The investigation of the case and the trial that followed, the media reporting of it and the reaction of the country – all bear the signs of something depressingly familiar: a bias against women in our institutions, our social norms, our media. Such bias is particularly felt by women in the context of sexual narratives and by those with the courage to speak out against it.

This week, the film Bombshell is released in Hollywood. Starring Charlize Theron, Nicole Kidman and Margot Robbie, it is based on the true story of several women at Fox News who set out to expose CEO Roger Ailes for sexual harassment.

At the heart of both of these cases is the existence of an unnatural power imbalance, one that persists in almost every institution in overly male-dominated societies around the world.

This imbalance has existed for so long that it is often hard to see it, except in hindsight, but in cases such as these, there is clear and exceptional gender bias in assigning blame and silencing the female voice.

The fight, instead of being for the truth, becomes one for control of the narrative, and if the institutions are all dominated by men, that fight will rarely, if ever, be won.

This is repeated not just in the criminal courts, but in all legal frameworks that deal with opportunity, pay, dignity and freedom.
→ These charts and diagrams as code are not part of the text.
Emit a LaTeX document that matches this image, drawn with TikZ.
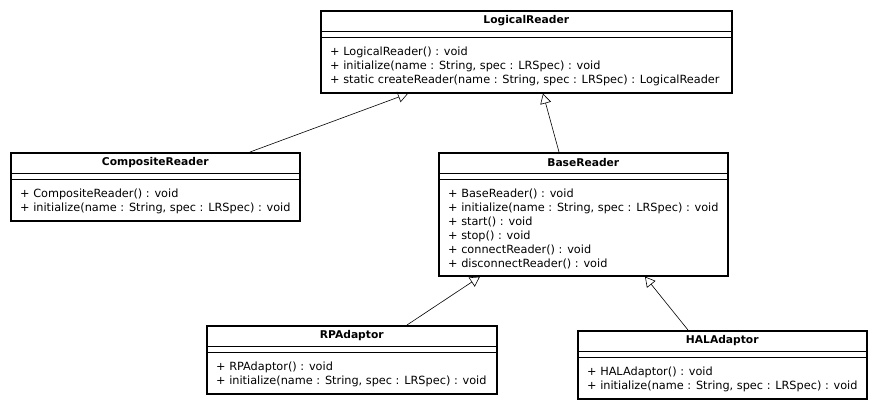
\documentclass[tikz,border=0pt]{standalone}
\usepackage{fontspec}
\setmainfont{DejaVu Sans}
\usetikzlibrary{positioning,calc,arrows.meta}

\tikzset{
    classbox/.style={draw, line width=1.6pt, anchor=north west, inner sep=0pt},
    classname/.style={font=\bfseries\fontsize{10.7}{12}\selectfont, inner sep=0pt},
    classops/.style={font=\fontsize{11.3}{14}\selectfont, align=left, anchor=north west, inner sep=0pt},
    sepline/.style={line width=0.8pt},
    inherit/.style={-{Triangle[open, length=10pt, width=11pt]}, line width=0.6pt}
}

\begin{document}
\begin{tikzpicture}[x=1pt, y=-1pt]
    \fill[white] (0,0) rectangle (876,408);
    \useasboundingbox (0,0) rectangle (876,408);

    % LogicalReader
    \node[classbox, minimum width=411pt, minimum height=82pt] (lr) at (320,10) {};
    \node[classname] (lrname) at ($(lr.north)+(0,11)$) {LogicalReader};
    \draw[sepline] ($(lr.north west)+(0,21)$) -- ($(lr.north east)+(0,21)$);
    \draw[sepline] ($(lr.north west)+(0,27)$) -- ($(lr.north east)+(0,27)$);
    \node[classops] (lrops) at ($(lr.north west)+(10,37)$) {+ LogicalReader() : void\\
        + initialize(name : String, spec : LRSpec) : void\\
        + static createReader(name : String, spec : LRSpec) : LogicalReader};

    % CompositeReader
    \node[classbox, minimum width=289pt, minimum height=68pt] (cr) at (10,152) {};
    \node[classname] (crname) at ($(cr.north)+(0,11)$) {CompositeReader};
    \draw[sepline] ($(cr.north west)+(0,21)$) -- ($(cr.north east)+(0,21)$);
    \draw[sepline] ($(cr.north west)+(0,27)$) -- ($(cr.north east)+(0,27)$);
    \node[classops] (crops) at ($(cr.north west)+(10,37)$) {+ CompositeReader() : void\\
        + initialize(name : String, spec : LRSpec) : void};

    % BaseReader
    \node[classbox, minimum width=289pt, minimum height=123pt] (br) at (438,152) {};
    \node[classname] (brname) at ($(br.north)+(0,11)$) {BaseReader};
    \draw[sepline] ($(br.north west)+(0,21)$) -- ($(br.north east)+(0,21)$);
    \draw[sepline] ($(br.north west)+(0,27)$) -- ($(br.north east)+(0,27)$);
    \node[classops] (brops) at ($(br.north west)+(10,37)$) {+ BaseReader() : void\\
        + initialize(name : String, spec : LRSpec) : void\\
        + start() : void\\
        + stop() : void\\
        + connectReader() : void\\
        + disconnectReader() : void};

    % RPAdaptor
    \node[classbox, minimum width=290pt, minimum height=68pt] (rp) at (206,325) {};
    \node[classname] (rpname) at ($(rp.north)+(0,11)$) {RPAdaptor};
    \draw[sepline] ($(rp.north west)+(0,21)$) -- ($(rp.north east)+(0,21)$);
    \draw[sepline] ($(rp.north west)+(0,27)$) -- ($(rp.north east)+(0,27)$);
    \node[classops] (rpops) at ($(rp.north west)+(10,37)$) {+ RPAdaptor() : void\\
        + initialize(name : String, spec : LRSpec) : void};

    % HALAdaptor
    \node[classbox, minimum width=289pt, minimum height=68pt] (hal) at (577,330) {};
    \node[classname] (halname) at ($(hal.north)+(0,11)$) {HALAdaptor};
    \draw[sepline] ($(hal.north west)+(0,21)$) -- ($(hal.north east)+(0,21)$);
    \draw[sepline] ($(hal.north west)+(0,27)$) -- ($(hal.north east)+(0,27)$);
    \node[classops] (halops) at ($(hal.north west)+(10,37)$) {+ HALAdaptor() : void\\
        + initialize(name : String, spec : LRSpec) : void};

    % generalizations
    \draw[inherit] ($(cr.north west)+(240,0)$) -- ($(lr.south west)+(88,0)$);
    \draw[inherit] ($(br.north west)+(121,0)$) -- ($(lr.south west)+(223,0)$);
    \draw[inherit] ($(rp.north west)+(201,0)$) -- ($(br.south west)+(42,0)$);
    \draw[inherit] ($(hal.north west)+(111,0)$) -- ($(br.south west)+(207,0)$);
\end{tikzpicture}
\end{document}
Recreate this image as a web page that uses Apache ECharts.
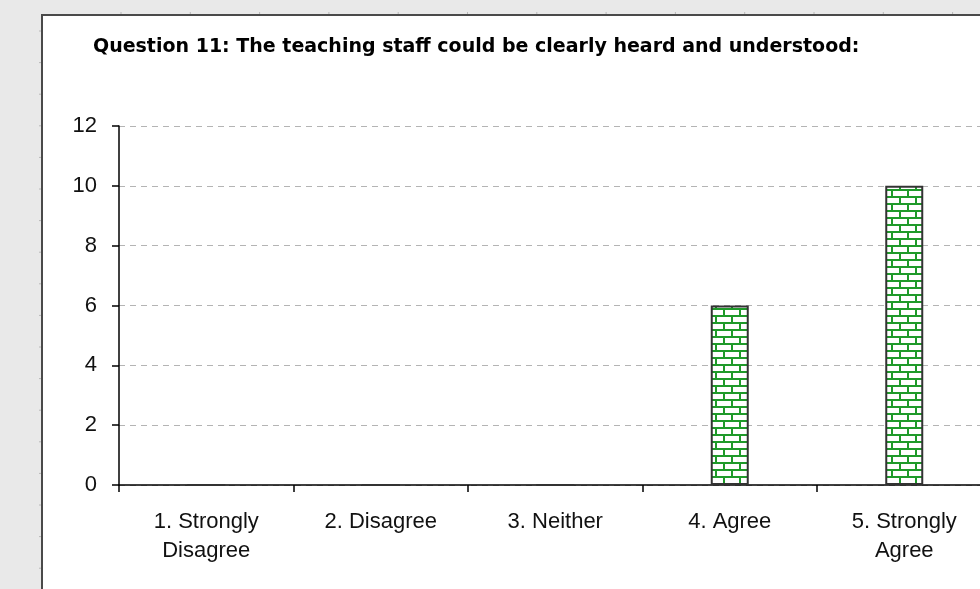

Women don’t necessarily need to control the narrative, but they do need to be fairly represented within it.

The reason why this power imbalance should concern every one of us is that without balance, fairness and equality of representation there can be no justice on which to found our societies.

All over Greece and the West there are statues of the goddess Themis – the personification of divine and natural law, order and justice. And she is eternally, let us never forget, represented in the form of a woman.